Quel financement pour les « quartiers culturels créatifs » ? Pour sa part, le ministère ne prévoit pas de financements dédiés, mais est prêt à mobiliser ses dispositifs “de droit commun” (soutien aux médias de proximité, aux marchands de journaux…). Ce sont donc les collectivités qui se voient appelées à se mobiliser, essentiellement par la mise à disposition du lieu.

Pour le reste, la “maquette” budgétaire se fonde sur deux-tiers de recettes propres, d’éventuelles rentrées en billetterie via l’équipement culturel en mesure de recevoir du public qui sera associé au quartier culturel créatif et éventuellement par un appel aux fondations privées ou au mécénat. A quoi il faut ajouter, de la part du Commissariat général à l’égalité des territoires et en lien avec le ministère
de la Culture, une aide en ingénierie de projet.
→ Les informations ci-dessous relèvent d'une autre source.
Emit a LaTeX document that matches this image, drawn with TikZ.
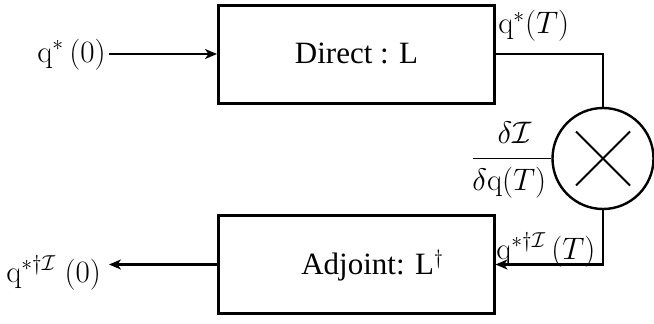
\documentclass[tikz,border=0pt]{standalone}
\usepackage[no-math]{fontspec}
\setmainfont{Liberation Serif}
\usetikzlibrary{arrows.meta}
\begin{document}
\begin{tikzpicture}[x=1pt,y=-1pt,
  every node/.style={inner sep=0pt},
  mathlabel/.style={font=\LARGE, scale=1.8, anchor=base west},
  boxtext/.style={font=\fontsize{31}{36}\selectfont, anchor=base},
  blockbox/.style={draw, line width=3pt, minimum width=276pt, minimum height=98pt},
  conn/.style={line width=2.6pt},
  arr/.style={conn, -{Stealth[length=12pt,width=10pt,inset=3.5pt]}},
  mult/.style={draw, circle, line width=2.4pt, minimum size=101pt}]
\useasboundingbox (0,0) rectangle (654,324);
\node[blockbox] (direct) at (356.5,54) {};
\node[boxtext] at (356.5,63) {Direct : L};
\node[blockbox] (adjoint) at (356,264.5) {};
\node[boxtext] at (372.5,274) {Adjoint: L$^{\dagger}$};
\node[mult] (mul) at (603,158.5) {};
\draw[line width=2pt] ([shift={(-27,-27)}]mul.center) -- ([shift={(27,27)}]mul.center);
\draw[line width=2pt] ([shift={(-27,27)}]mul.center) -- ([shift={(27,-27)}]mul.center);
% input
\node[mathlabel] (qin) at (37,62) {$\mathrm{q}^{*}\,(0)$};
\coordinate (inS) at (109,54);
\draw[arr] (inS) -- (direct.west);
% output
\node[mathlabel] (qout) at (6,282) {$\mathrm{q}^{*\dagger\mathcal{I}}\;(0)$};
\coordinate (outE) at (109,264.5);
\draw[arr] (adjoint.west) -- (outE);
% right side
\coordinate (tr) at (603,54);
\draw[conn] (direct.east) -- (tr) -- (mul.north);
\coordinate (br) at (603,264.5);
\draw[arr] (mul.south) -- (br) -- (adjoint.east);
\node[mathlabel] (qT) at (498,34) {$\mathrm{q}^{*}(T)$};
\node[mathlabel] (qaT) at (496,259) {$\mathrm{q}^{*\dagger\mathcal{I}}\,(T)$};
% fraction
\coordinate (fl) at (473,158.5);
\draw[line width=1.8pt] (fl) -- (mul.west);
\node[mathlabel, anchor=base] (num) at (514.5,143) {$\delta\mathcal{I}$};
\node[mathlabel] (den) at (472,190) {$\delta\mathrm{q}(T)$};
\end{tikzpicture}
\end{document}
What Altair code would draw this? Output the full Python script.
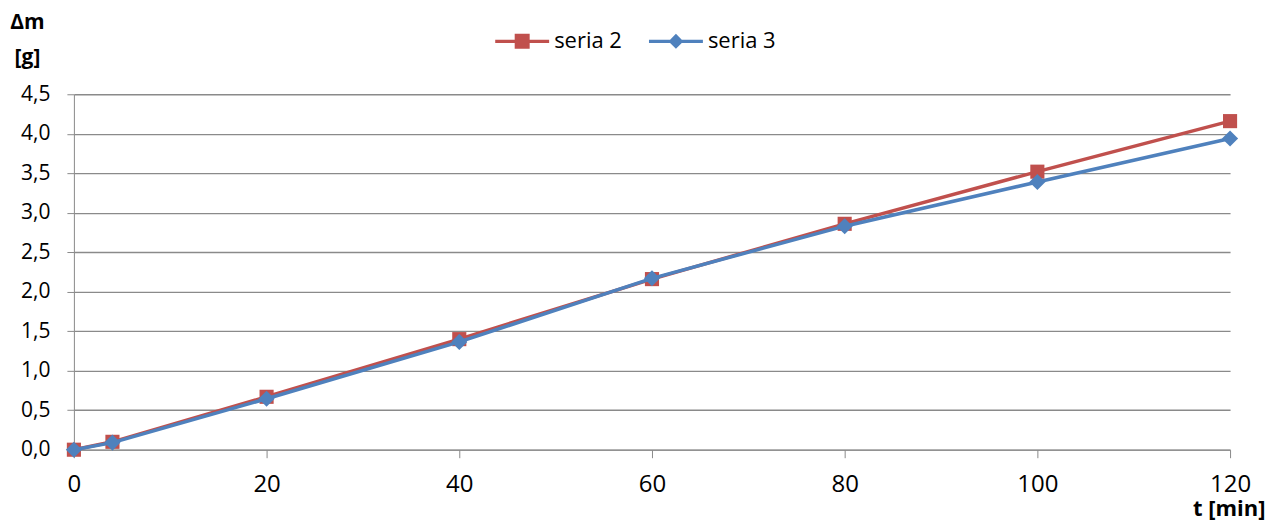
import altair as alt
import pandas as pd

t_min = [0, 4, 20, 40, 60, 80, 100, 120]
seria2 = [0.0, 0.10, 0.67, 1.40, 2.16, 2.86, 3.52, 4.16]
seria3 = [0.0, 0.09, 0.645, 1.365, 2.17, 2.83, 3.39, 3.94]
series_names = ["seria 2", "seria 3"]
series_colors = ["#C0504D", "#4F81BD"]
y_ticks = [0, 0.5, 1.0, 1.5, 2.0, 2.5, 3.0, 3.5, 4.0, 4.5]
x_ticks = [0, 20, 40, 60, 80, 100, 120]

rows = []
for name, vals in zip(series_names, [seria2, seria3]):
    for t, v in zip(t_min, vals):
        rows.append({"t": t, "dm": v, "series": name})
df = pd.DataFrame(rows)

FONT = "Open Sans"
GRID = "#8a8a8a"

sq_path = "M-1.8,-0.11H-0.5V-0.5H0.5V-0.11H1.8V0.11H0.5V0.5H-0.5V0.11H-1.8Z"
di_path = "M-1.8,-0.11H-0.39L0,-0.5L0.39,-0.11H1.8V0.11H0.39L0,0.5L-0.39,0.11H-1.8Z"

legend = alt.Legend(
    title=None,
    orient="none",
    direction="horizontal",
    legendX=434,
    legendY=-68,
    symbolSize=900,
    symbolOpacity=1,
    symbolStrokeWidth=0,
    labelFont=FONT,
    labelFontSize=22,
    labelColor="black",
    labelOffset=17,
    columnPadding=27,
    padding=0,
)

x_enc = alt.X(
    "t:Q",
    scale=alt.Scale(domain=[0, 120], nice=False),
    axis=alt.Axis(
        values=x_ticks,
        grid=False,
        title="t [min]",
        titleFont=FONT,
        titleFontSize=22,
        titleFontWeight="bold",
        titleColor="black",
        titleAnchor="start",
        titleAlign="right",
        titleBaseline="alphabetic",
        titleX=1193,
        titleY=66,
        labelFont=FONT,
        labelFontSize=24,
        labelColor="black",
        labelPadding=15,
        tickSize=8,
        tickColor=GRID,
        domainColor=GRID,
        labelFlush=False,
    ),
)
y_enc = alt.Y(
    "dm:Q",
    scale=alt.Scale(domain=[0, 4.5], nice=False),
    axis=alt.Axis(
        values=y_ticks,
        grid=True,
        gridColor=GRID,
        gridWidth=1.3,
        labelExpr="replace(format(datum.value, '.1f'), '.', ',')",
        title=["Δm", "[g]"],
        titleFont=FONT,
        titleFontSize=21,
        titleFontWeight="bold",
        titleColor="black",
        titleAngle=0,
        titleAlign="center",
        titleBaseline="alphabetic",
        titleLineHeight=35,
        titleX=-47,
        titleY=-66,
        labelFont=FONT,
        labelFontSize=21,
        labelColor="black",
        labelPadding=17,
        tickSize=7,
        tickColor=GRID,
        domainColor=GRID,
        labelFlush=False,
    ),
)
color_scale = alt.Scale(domain=series_names, range=series_colors)

base = alt.Chart(df)
layers = []
for name, shape, col in zip(series_names, ["square", "diamond"], series_colors):
    sub = base.transform_filter(alt.datum.series == name)
    layers.append(sub.mark_line(strokeWidth=3.5, color=col).encode(x=x_enc, y=y_enc))
    layers.append(
        sub.mark_point(shape=shape, filled=True, color=col, size=200 if shape == "square" else 260, opacity=1).encode(
            x=x_enc, y=y_enc
        )
    )

legend_layer = base.mark_point(filled=True, size=900, opacity=0).encode(
    x=x_enc,
    y=y_enc,
    color=alt.Color("series:N", scale=color_scale, legend=legend),
    shape=alt.Shape("series:N", scale=alt.Scale(domain=series_names, range=[sq_path, di_path]), legend=legend),
)
layers.append(legend_layer)

chart = (
    alt.layer(*layers)
    .properties(
        width=1158,
        height=356,
        autosize=alt.AutoSizeParams(type="none"),
        padding={"left": 66, "top": 86, "right": 35, "bottom": 74},
        background="white",
    )
    .configure_view(stroke=None)
)

chart.save("out.html", embed_options={"renderer": "svg", "actions": False})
Enfin, et de manière plus significative, la Banque des territoires (Caisse des dépôts et Consignations) contribuera, pour environ 100 000€, au financement des études de faisabilité et de rentabilité.

Questions des élus. L’idée de “quartier culturel créatif” a éveillé l’intérêt des élus. Jessie Orvain s’interroge sur la possibilité d’un co-pilotage d’un « quartier culturel créatif » entre une communauté d’agglomération et une ville. Jany Rouger, adjoint à la culture de la commune nouvelle de Moncoutant-sur-Sèvres et trésorier de la FNCC, regrette que cette perspective, liée au programme Action Cœur de Ville, soit réservée aux villes moyennes alors que « le problème de la revitalisation des centres-bourgs est crucial ». Pascale Cordier, élue à Trouville-sur-Mer, s’informe des conditions d’éligibilité pour les communes.

Gérard de Vassal, vice-président d’honneur de la FNCC, clôt le séminaire en se félicitant d’une initiative qui promeut à la fois la culture et les commerces de proximité, ajoutant « qu’il est impératif que les villes moyennes ne cèdent pas devant les grandes surfaces ».